I had seen this happen once before and found it no less fascinating the second time around.
The pond’s surface was stilled, a hush so pervasive that nary a ripple dimpled the water. And that water appeared more tarry thick than liquid thin.
No wonder then ice began to form, appearing with such suddenness that it caught me off guard.
I could actually watch the water freeze, a clump of ice here where moments before it did not exist.
With an air temperature in the low 20s and a calendar read in the middle of December, just having any open water on the farm pond was unusual.
My intent was to take advantage of the situation. In a few days (maybe a week, tops) the ice will have the better of the sun, claiming victory for the remainder of winter.
Thus rejected was an invitation to chase rabbits ahead of a pack of beagles.
After all, I have two Labrador retrievers, a goose blind that I built and a couple lanyards filled with calls that demanded my immediate attention.

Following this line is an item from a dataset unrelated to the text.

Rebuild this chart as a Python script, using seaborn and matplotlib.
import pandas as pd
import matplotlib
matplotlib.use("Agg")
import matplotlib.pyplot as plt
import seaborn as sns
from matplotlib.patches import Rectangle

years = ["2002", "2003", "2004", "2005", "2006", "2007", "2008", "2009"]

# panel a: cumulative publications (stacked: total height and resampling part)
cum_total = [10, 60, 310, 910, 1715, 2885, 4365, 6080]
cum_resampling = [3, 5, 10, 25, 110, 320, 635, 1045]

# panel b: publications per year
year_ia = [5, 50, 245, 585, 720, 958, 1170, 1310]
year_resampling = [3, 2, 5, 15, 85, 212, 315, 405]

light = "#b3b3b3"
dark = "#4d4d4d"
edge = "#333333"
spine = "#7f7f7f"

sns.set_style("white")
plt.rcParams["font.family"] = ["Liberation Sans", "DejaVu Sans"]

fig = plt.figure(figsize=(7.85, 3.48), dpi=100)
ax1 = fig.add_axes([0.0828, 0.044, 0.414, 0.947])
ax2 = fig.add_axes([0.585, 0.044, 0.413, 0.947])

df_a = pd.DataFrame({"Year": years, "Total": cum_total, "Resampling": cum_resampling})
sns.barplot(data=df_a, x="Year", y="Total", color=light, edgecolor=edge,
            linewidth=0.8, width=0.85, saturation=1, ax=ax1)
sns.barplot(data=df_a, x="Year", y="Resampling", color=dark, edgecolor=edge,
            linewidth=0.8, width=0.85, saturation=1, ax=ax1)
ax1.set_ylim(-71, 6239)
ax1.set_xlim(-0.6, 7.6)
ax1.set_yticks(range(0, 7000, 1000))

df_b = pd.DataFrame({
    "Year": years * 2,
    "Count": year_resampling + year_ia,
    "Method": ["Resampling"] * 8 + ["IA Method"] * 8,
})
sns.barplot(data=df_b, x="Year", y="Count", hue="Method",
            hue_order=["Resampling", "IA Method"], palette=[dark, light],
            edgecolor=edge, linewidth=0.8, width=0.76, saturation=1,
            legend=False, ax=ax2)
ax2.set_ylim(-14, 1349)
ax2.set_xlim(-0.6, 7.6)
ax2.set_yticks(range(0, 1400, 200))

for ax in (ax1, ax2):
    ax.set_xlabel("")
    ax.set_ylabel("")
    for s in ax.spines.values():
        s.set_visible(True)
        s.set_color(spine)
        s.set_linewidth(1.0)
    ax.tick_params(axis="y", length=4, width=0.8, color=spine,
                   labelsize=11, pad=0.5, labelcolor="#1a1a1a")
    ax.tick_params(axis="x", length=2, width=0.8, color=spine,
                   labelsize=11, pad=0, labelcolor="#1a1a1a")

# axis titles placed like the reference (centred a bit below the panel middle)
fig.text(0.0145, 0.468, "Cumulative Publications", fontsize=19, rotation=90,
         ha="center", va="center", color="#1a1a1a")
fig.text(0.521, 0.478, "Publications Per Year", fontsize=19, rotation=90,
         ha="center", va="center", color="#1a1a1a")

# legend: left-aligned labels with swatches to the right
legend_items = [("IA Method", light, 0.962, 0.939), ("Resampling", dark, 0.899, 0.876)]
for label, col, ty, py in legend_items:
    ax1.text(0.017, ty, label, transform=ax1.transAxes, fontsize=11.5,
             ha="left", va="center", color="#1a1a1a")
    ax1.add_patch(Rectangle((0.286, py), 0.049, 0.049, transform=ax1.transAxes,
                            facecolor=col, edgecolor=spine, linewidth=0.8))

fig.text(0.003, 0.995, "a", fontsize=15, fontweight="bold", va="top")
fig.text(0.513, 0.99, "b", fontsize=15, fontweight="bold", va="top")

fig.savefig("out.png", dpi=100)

So I shivered some this morning, noting with unpleasant memory how the day was starting out much colder than the previous night’s six-o’clock weather forecast predicted.

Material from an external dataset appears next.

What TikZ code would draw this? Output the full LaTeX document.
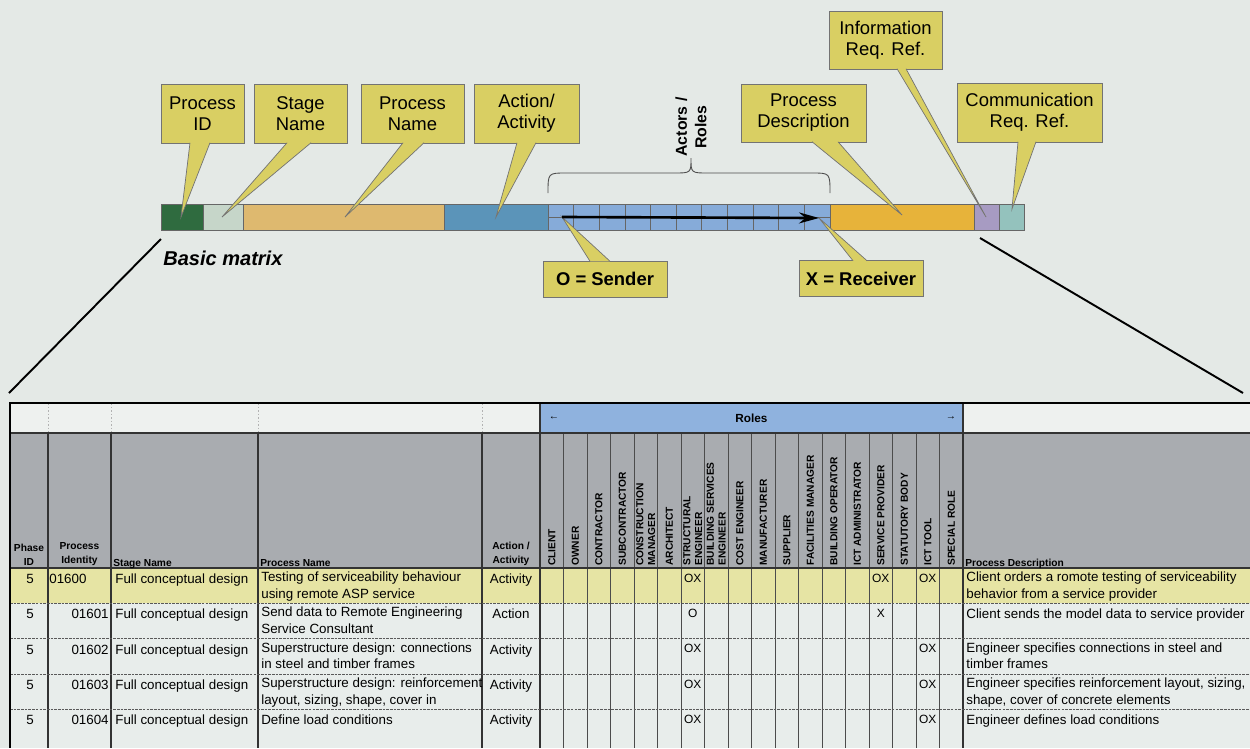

Really, though, there was no other place Id rather be than anchored to the shores of a defiant farm pond that so stubbornly refuses to call it a day.
Berry and Millie sat on the wooden deck splayed out in front of the blind. Their attention was riveted to both the water ahead and the sky above. They knew what we were after and why are here.

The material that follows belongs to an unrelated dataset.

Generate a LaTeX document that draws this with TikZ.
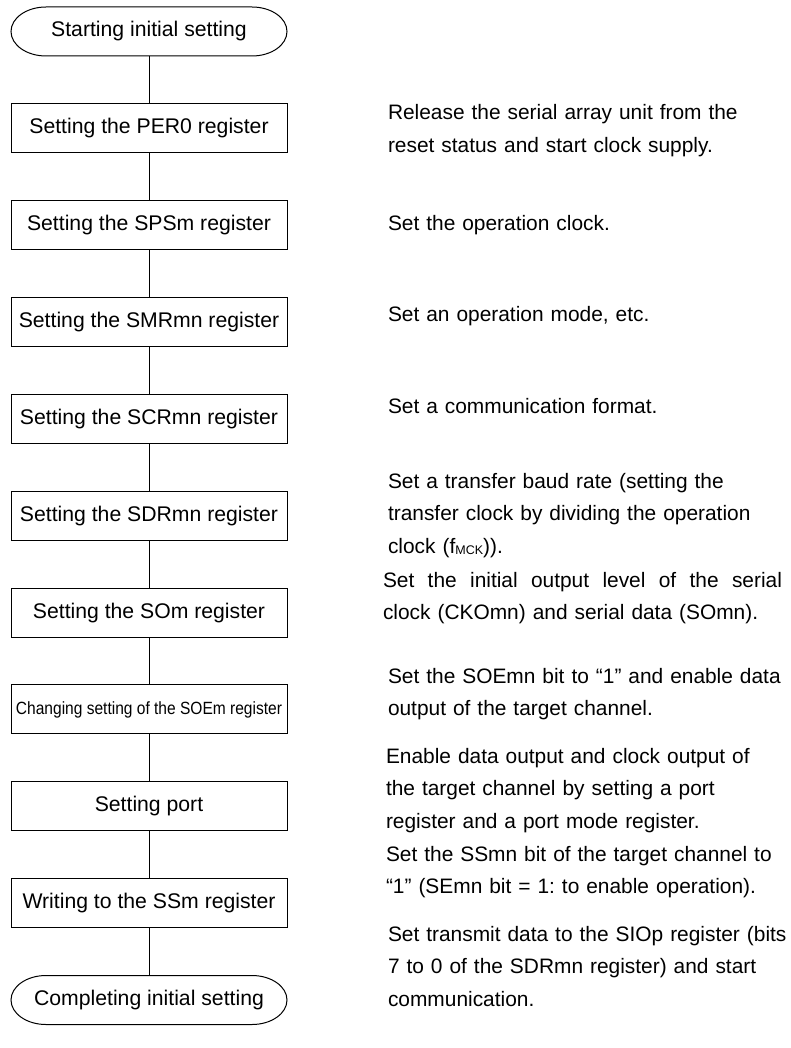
\documentclass[tikz,border=0pt]{standalone}
\usepackage{fontspec}
\setmainfont{Liberation Sans}
\frenchspacing
\begin{document}
\begin{tikzpicture}[x=1pt,y=1pt,
  every node/.style={inner sep=0pt, outer sep=0pt},
  stepbox/.style={draw, line width=1pt, minimum width=276pt, minimum height=49pt,
    font=\fontsize{21.2}{25}\selectfont},
  termbox/.style={minimum width=276pt, minimum height=49pt,
    font=\fontsize{21.2}{25}\selectfont},
  note/.style={anchor=base west, text width=420pt, align=left,
    font=\fontsize{20.9}{32.5}\selectfont},
  link/.style={line width=1pt}
]
\useasboundingbox (0,0) rectangle (790,-1048);

% flow nodes
\node[termbox] (start) at (149,-31.5) {Starting initial setting};
\node[stepbox] (b1) at (149,-128.35) {Setting the PER0 register};
\node[stepbox] (b2) at (149,-225.2) {Setting the SPSm register};
\node[stepbox] (b3) at (149,-322.05) {Setting the SMRmn register};
\node[stepbox] (b4) at (149,-418.9) {Setting the SCRmn register};
\node[stepbox] (b5) at (149,-515.75) {Setting the SDRmn register};
\node[stepbox] (b6) at (149,-612.6) {Setting the SOm register};
\node[stepbox] (b7) at (149,-709.45) {\scalebox{0.878}[1]{\fontsize{17.7}{20}\selectfont Changing setting of the SOEm register}};
\node[stepbox] (b8) at (149,-806.3) {Setting port};
\node[stepbox] (b9) at (149,-903.15) {Writing to the SSm register};
\node[termbox] (stop) at (149,-1000) {Completing initial setting};

% terminal outlines
\foreach \t in {start,stop}{
  \draw[line width=1pt] (\t.west)
    arc[start angle=180, end angle=90, x radius=35pt, y radius=24.5pt]
    -- ++(206,0)
    arc[start angle=90, end angle=-90, x radius=35pt, y radius=24.5pt]
    -- ++(-206,0)
    arc[start angle=270, end angle=180, x radius=35pt, y radius=24.5pt]
    -- cycle;
}

% connectors
\draw[link] (start.south) -- (b1.north);
\draw[link] (b1.south) -- (b2.north);
\draw[link] (b2.south) -- (b3.north);
\draw[link] (b3.south) -- (b4.north);
\draw[link] (b4.south) -- (b5.north);
\draw[link] (b5.south) -- (b6.north);
\draw[link] (b6.south) -- (b7.north);
\draw[link] (b7.south) -- (b8.north);
\draw[link] (b8.south) -- (b9.north);
\draw[link] (b9.south) -- (stop.north);

% notes
\node[note] (n1) at (388,-120) {Release the serial array unit from the\\reset status and start clock supply.};
\node[note] (n2) at (388,-231) {Set the operation clock.};
\node[note] (n3) at (388,-321) {Set an operation mode, etc.};
\node[note] (n4) at (388,-413) {Set a communication format.};
\node[note] (n5) at (388,-488) {Set a transfer baud rate (setting the\\transfer clock by dividing the operation\\clock (f{\fontsize{12.5}{13}\selectfont\raisebox{-1pt}{MCK}})).};
\node[note] (n6) at (383,-587) {\hbox to 399pt{Set\hfill the\hfill initial\hfill output\hfill level\hfill of\hfill the\hfill serial}\\clock (CKOmn) and serial data (SOmn).};
\node[note] (n7) at (388,-683) {Set the SOEmn bit to “1” and enable data\\output of the target channel.};
\node[note] (n8) at (386,-763) {Enable data output and clock output of\\the target channel by setting a port\\register and a port mode register.};
\node[note] (n9) at (386,-861) {Set the SSmn bit of the target channel to\\“1” (SEmn bit = 1: to enable operation).};
\node[note] (n10) at (388,-941) {Set transmit data to the SIOp register (bits\\7 to 0 of the SDRmn register) and start\\communication.};
\end{tikzpicture}
\end{document}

Geese, or the hope that some geese would pilot themselves close enough for me to shoot and not so far that they would have a long, cold swim to fetch.
When a small flock broke free of the pond’s far eastern cove the dogs took careful note.
“A little too far,” I thought out loud.
Didn’t want to risk wounding a bird that the dogs would have to chase down through water on the cusp or freezing over.
A little later a larger flock shuttled overhead, again, on that questionable fringe of shoot-don’t shoot range. I didn’t, though maybe I should have.
When the smallest flock of geese appeared they landed at the head of the pond, a good distance from the blind but not so far where the birds were unable to be aware of our position.
More than an hour passed and my prearranged mental schedule chimed. It was time to leave.
By law and by design I emptied the shotgun, stuck it in the gun case before saddling up on the ATV for my round-the-pond return to the SUV.
Besides, I knew the geese would never left me get close, even if I were to have slung the shotgun over my shoulder and raced to the birds. Which I didn’t, so no need to call the wildlife constabulary.
The birds flew off, creating a stir in the water, that same water where three hours earlier was threatening to freeze over.
And it will, of course. But not this day. For that, I was grateful, even without claiming a goose to take home.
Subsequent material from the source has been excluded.